## Objective
Starting at the top of the listing, extract every line up to and including the one with "categories = quarters + months". Pictures stay out of the copy.

## Information supplied
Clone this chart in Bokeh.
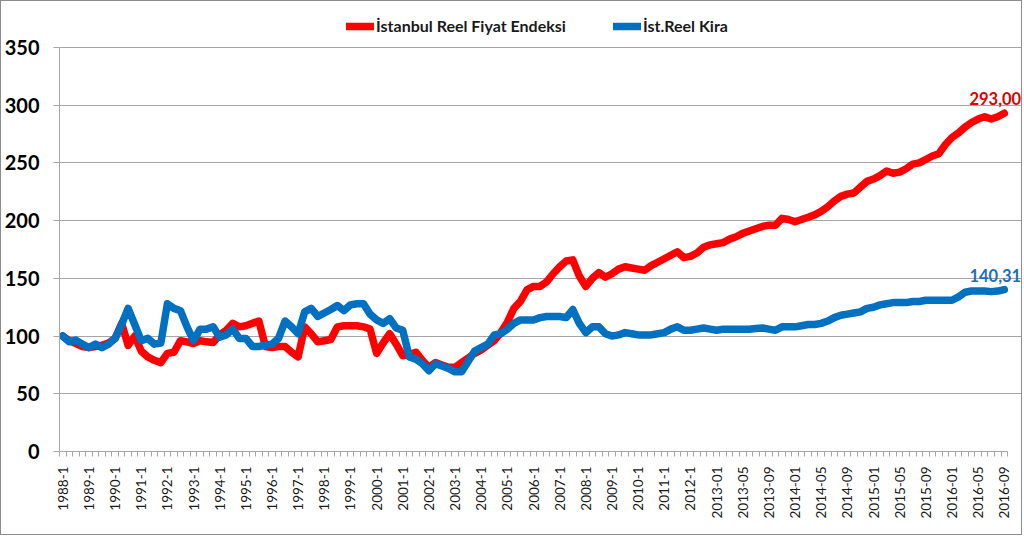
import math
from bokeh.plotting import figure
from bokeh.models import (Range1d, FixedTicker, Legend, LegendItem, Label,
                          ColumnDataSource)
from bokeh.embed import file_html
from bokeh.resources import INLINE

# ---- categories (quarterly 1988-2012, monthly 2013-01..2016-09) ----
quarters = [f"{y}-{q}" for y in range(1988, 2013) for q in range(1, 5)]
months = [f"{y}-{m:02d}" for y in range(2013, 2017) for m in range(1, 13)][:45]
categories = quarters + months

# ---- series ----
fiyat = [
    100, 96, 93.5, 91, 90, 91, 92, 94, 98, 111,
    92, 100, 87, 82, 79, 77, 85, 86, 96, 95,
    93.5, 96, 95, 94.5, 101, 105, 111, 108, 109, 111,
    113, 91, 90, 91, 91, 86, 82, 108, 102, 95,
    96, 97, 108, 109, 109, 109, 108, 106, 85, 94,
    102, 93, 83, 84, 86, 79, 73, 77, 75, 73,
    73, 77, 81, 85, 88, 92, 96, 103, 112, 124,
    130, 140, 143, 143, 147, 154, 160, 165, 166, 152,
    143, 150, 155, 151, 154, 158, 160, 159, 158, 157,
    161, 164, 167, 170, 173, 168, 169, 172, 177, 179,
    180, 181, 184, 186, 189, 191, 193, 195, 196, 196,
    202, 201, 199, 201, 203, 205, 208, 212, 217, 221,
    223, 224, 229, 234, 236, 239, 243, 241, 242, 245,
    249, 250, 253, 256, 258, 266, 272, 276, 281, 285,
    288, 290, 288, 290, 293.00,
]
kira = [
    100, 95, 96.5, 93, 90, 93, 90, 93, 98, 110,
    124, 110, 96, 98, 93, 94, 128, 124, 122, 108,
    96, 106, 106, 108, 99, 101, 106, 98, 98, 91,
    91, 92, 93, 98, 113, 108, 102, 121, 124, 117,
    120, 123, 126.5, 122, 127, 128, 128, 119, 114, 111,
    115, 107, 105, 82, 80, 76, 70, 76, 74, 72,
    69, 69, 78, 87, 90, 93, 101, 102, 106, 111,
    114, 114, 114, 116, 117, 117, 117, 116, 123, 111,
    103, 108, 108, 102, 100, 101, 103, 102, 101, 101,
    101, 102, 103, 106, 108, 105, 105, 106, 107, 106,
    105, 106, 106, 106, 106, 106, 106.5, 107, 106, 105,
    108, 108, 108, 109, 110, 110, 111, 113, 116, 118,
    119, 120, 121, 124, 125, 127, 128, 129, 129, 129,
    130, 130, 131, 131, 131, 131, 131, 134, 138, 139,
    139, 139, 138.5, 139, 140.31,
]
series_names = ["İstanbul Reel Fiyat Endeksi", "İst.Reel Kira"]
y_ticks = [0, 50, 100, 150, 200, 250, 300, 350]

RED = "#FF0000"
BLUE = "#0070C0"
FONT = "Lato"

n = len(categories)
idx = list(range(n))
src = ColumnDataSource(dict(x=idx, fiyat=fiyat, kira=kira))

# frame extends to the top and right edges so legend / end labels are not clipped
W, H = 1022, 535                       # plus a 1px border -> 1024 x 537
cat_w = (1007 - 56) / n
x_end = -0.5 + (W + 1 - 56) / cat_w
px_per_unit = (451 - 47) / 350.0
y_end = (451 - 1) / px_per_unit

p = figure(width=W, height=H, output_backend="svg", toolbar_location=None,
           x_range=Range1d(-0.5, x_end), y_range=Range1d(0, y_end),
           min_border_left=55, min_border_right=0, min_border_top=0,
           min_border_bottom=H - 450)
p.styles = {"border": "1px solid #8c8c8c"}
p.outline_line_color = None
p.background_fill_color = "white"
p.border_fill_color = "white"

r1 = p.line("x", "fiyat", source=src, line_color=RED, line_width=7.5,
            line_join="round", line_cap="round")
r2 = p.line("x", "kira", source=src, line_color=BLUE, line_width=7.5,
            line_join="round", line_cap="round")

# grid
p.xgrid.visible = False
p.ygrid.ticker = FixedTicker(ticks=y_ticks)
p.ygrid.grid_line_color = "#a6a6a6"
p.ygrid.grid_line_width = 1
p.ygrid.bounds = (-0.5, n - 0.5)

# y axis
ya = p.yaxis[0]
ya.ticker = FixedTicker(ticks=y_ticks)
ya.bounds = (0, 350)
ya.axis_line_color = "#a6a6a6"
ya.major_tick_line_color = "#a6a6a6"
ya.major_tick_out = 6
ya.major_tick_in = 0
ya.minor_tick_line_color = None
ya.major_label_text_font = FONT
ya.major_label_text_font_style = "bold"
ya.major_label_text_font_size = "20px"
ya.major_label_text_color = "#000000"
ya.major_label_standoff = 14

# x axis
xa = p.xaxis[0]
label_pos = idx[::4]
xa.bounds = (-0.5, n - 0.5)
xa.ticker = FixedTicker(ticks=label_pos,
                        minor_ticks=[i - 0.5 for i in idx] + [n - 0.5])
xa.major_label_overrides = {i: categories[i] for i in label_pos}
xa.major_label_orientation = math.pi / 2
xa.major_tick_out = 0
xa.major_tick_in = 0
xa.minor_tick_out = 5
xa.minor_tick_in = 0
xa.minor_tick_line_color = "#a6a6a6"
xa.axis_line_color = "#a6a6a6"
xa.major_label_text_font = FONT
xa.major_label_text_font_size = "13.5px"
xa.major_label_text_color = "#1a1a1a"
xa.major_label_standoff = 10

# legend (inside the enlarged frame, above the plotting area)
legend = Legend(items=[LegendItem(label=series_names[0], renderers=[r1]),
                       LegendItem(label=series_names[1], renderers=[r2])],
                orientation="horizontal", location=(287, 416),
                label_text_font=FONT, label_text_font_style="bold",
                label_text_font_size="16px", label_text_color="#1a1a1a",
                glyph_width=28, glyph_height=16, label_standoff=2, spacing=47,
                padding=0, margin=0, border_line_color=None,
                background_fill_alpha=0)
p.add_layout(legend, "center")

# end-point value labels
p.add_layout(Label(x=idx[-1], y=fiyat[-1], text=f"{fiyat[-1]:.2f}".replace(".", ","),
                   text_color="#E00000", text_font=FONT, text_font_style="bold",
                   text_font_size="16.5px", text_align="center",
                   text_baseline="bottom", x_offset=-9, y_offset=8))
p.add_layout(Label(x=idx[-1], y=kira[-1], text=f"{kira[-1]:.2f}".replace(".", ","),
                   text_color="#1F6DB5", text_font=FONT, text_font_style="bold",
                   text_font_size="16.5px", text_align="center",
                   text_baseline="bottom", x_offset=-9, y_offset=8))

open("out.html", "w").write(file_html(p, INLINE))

## The answer
Clone this chart in Bokeh.
import math
from bokeh.plotting import figure
from bokeh.models import (Range1d, FixedTicker, Legend, LegendItem, Label,
                          ColumnDataSource)
from bokeh.embed import file_html
from bokeh.resources import INLINE

# ---- categories (quarterly 1988-2012, monthly 2013-01..2016-09) ----
quarters = [f"{y}-{q}" for y in range(1988, 2013) for q in range(1, 5)]
months = [f"{y}-{m:02d}" for y in range(2013, 2017) for m in range(1, 13)][:45]
categories = quarters + months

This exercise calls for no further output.